GIVEN MATERIAL »
—————
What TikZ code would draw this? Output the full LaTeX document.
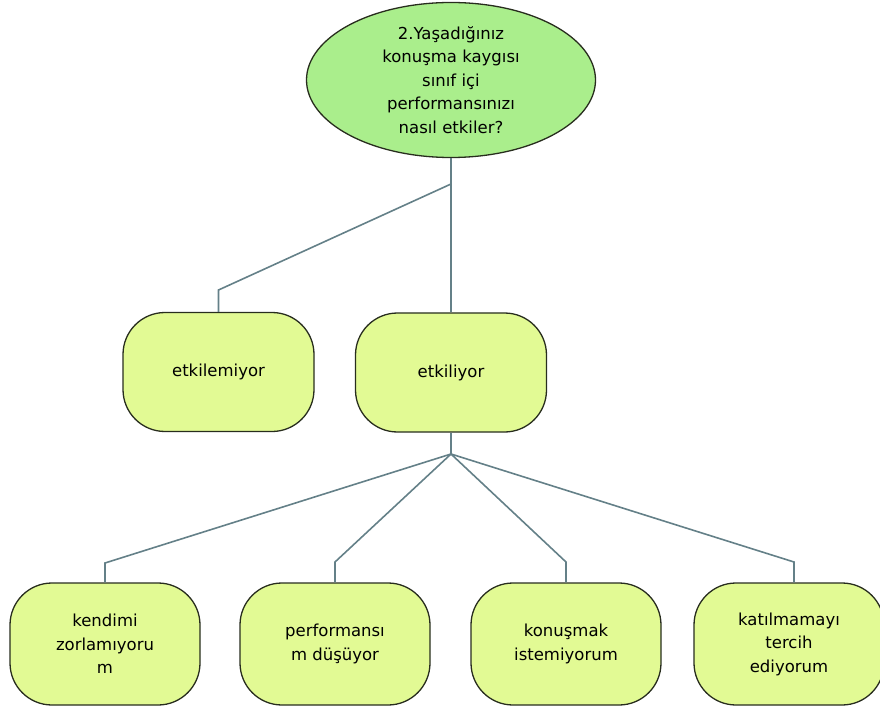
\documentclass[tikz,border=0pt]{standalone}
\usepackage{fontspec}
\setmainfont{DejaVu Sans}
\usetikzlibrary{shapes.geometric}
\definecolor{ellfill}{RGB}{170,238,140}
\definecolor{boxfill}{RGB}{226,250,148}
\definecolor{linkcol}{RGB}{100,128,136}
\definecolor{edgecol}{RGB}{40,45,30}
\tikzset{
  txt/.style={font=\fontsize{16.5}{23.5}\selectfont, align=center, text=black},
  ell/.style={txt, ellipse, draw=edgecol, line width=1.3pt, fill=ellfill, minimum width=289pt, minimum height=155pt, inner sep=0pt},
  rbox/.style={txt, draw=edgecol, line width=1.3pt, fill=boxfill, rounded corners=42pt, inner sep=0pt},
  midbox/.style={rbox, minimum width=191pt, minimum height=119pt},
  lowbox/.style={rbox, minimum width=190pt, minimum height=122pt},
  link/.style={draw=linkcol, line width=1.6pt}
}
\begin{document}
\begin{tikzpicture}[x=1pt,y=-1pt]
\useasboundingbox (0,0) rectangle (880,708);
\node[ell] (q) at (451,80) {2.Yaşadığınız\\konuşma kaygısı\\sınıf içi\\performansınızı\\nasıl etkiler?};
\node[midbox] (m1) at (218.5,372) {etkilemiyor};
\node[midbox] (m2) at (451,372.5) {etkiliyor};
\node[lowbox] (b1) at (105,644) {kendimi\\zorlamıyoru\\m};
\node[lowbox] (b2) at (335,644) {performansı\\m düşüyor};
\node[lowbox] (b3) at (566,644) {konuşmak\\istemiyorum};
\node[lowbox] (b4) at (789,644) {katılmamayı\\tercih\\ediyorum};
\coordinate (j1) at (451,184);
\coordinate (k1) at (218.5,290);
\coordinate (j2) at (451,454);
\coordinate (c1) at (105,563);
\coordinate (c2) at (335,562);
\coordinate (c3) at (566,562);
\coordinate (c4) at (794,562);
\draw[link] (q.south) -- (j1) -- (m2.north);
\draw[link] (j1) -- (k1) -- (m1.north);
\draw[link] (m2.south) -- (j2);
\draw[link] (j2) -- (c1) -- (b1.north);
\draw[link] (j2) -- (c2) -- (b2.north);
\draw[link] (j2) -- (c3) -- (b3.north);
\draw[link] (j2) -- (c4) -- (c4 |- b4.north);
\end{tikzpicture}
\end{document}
—————
WHAT IS ASKED »
Identify every line above with the string "draw" in it. Copy those lines.

SOLUTION FOR THIS PROBLEM »
What TikZ code would draw this? Output the full LaTeX document.
  ell/.style={txt, ellipse, draw=edgecol, line width=1.3pt, fill=ellfill, minimum width=289pt, minimum height=155pt, inner sep=0pt},
  rbox/.style={txt, draw=edgecol, line width=1.3pt, fill=boxfill, rounded corners=42pt, inner sep=0pt},
  link/.style={draw=linkcol, line width=1.6pt}
\draw[link] (q.south) -- (j1) -- (m2.north);
\draw[link] (j1) -- (k1) -- (m1.north);
\draw[link] (m2.south) -- (j2);
\draw[link] (j2) -- (c1) -- (b1.north);
\draw[link] (j2) -- (c2) -- (b2.north);
\draw[link] (j2) -- (c3) -- (b3.north);
\draw[link] (j2) -- (c4) -- (c4 |- b4.north);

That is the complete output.